_Direction_
The lines from the top of the material through the line with "(0,0) rectangle (1342,1697);" are to be set down exactly. Leave the pictures out.
◆ ◆ ◆ ◆ ◆ ◆ ◆
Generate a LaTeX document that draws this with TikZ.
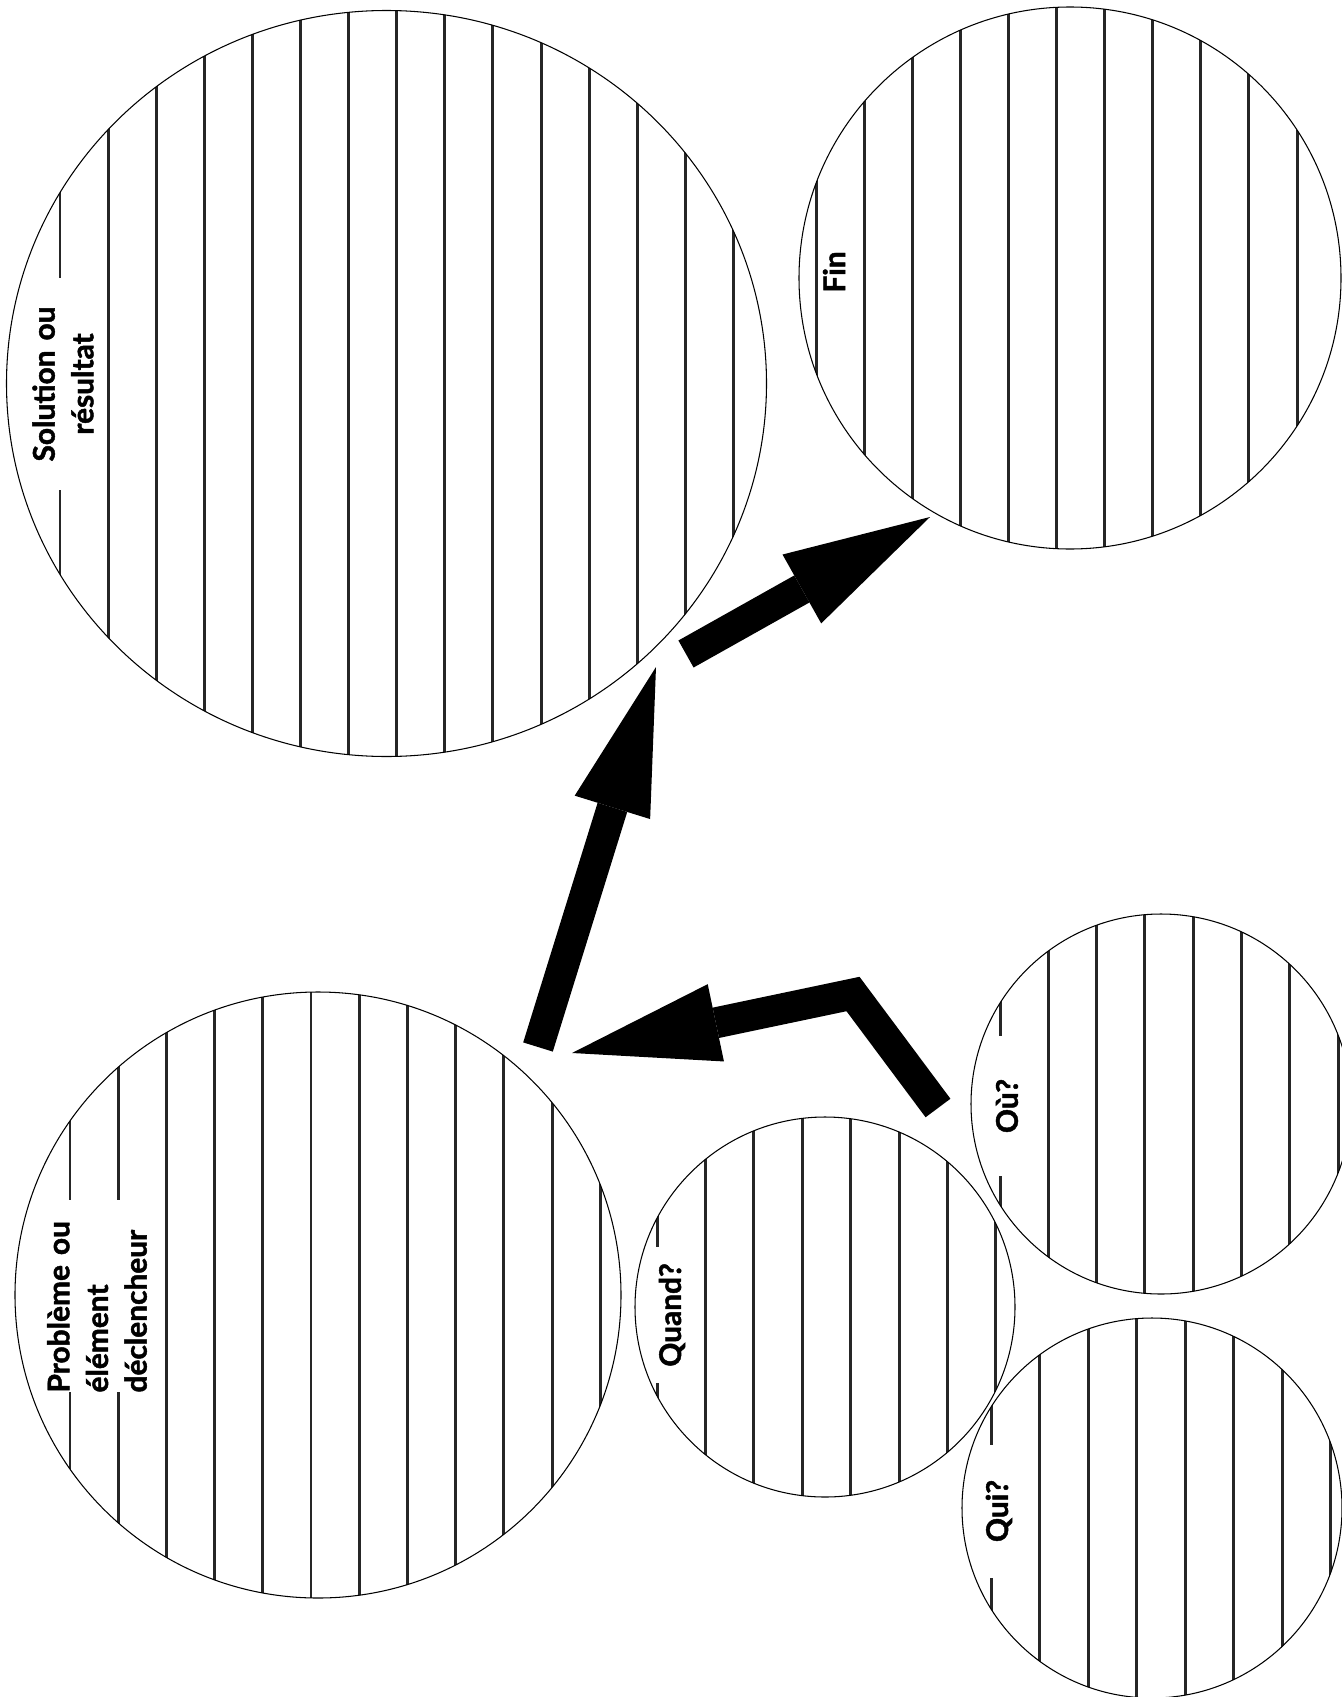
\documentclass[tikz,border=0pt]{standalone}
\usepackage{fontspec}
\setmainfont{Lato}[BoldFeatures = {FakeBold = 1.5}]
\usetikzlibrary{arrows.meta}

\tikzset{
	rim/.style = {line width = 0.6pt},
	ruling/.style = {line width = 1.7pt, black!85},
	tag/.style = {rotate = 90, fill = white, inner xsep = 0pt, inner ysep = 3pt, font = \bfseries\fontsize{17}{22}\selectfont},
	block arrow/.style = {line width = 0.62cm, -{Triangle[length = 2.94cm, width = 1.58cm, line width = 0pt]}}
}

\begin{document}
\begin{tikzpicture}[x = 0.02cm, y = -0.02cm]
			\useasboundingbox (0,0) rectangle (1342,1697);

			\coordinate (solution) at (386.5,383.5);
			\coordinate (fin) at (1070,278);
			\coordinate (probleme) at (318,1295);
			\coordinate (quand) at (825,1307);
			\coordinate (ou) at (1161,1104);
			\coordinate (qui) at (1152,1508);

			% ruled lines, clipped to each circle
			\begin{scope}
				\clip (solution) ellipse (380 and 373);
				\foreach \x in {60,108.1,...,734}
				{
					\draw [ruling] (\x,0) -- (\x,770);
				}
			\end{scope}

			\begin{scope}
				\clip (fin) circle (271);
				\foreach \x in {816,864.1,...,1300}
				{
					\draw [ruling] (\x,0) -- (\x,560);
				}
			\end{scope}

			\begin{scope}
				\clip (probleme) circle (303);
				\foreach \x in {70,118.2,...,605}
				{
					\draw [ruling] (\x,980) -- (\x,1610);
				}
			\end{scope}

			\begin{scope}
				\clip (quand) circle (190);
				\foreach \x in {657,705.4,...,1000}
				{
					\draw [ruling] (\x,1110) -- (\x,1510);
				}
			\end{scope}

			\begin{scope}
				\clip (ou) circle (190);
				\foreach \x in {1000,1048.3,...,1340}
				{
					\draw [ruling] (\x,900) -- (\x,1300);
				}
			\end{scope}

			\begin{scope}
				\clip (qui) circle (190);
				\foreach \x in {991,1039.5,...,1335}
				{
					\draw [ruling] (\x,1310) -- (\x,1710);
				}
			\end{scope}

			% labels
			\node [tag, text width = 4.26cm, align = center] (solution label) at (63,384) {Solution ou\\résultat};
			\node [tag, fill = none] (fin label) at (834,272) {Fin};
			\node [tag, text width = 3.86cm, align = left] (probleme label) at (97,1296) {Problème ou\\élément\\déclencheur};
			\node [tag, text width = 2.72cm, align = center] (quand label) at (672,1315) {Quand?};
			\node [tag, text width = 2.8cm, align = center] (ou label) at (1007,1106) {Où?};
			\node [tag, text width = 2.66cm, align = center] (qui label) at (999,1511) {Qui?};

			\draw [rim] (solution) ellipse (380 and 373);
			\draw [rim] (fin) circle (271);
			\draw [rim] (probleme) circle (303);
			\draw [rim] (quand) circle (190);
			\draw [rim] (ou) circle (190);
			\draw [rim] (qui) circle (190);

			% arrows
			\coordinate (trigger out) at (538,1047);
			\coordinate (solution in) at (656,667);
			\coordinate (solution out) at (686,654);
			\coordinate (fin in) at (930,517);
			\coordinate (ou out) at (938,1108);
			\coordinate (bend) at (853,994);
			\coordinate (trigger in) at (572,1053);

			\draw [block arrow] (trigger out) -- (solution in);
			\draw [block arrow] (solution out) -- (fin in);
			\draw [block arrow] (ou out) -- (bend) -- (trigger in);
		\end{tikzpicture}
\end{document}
◆ ◆ ◆ ◆ ◆ ◆ ◆
_Exercise response_
Generate a LaTeX document that draws this with TikZ.
\documentclass[tikz,border=0pt]{standalone}
\usepackage{fontspec}
\setmainfont{Lato}[BoldFeatures = {FakeBold = 1.5}]
\usetikzlibrary{arrows.meta}

\tikzset{
	rim/.style = {line width = 0.6pt},
	ruling/.style = {line width = 1.7pt, black!85},
	tag/.style = {rotate = 90, fill = white, inner xsep = 0pt, inner ysep = 3pt, font = \bfseries\fontsize{17}{22}\selectfont},
	block arrow/.style = {line width = 0.62cm, -{Triangle[length = 2.94cm, width = 1.58cm, line width = 0pt]}}
}

\begin{document}
\begin{tikzpicture}[x = 0.02cm, y = -0.02cm]
			\useasboundingbox (0,0) rectangle (1342,1697);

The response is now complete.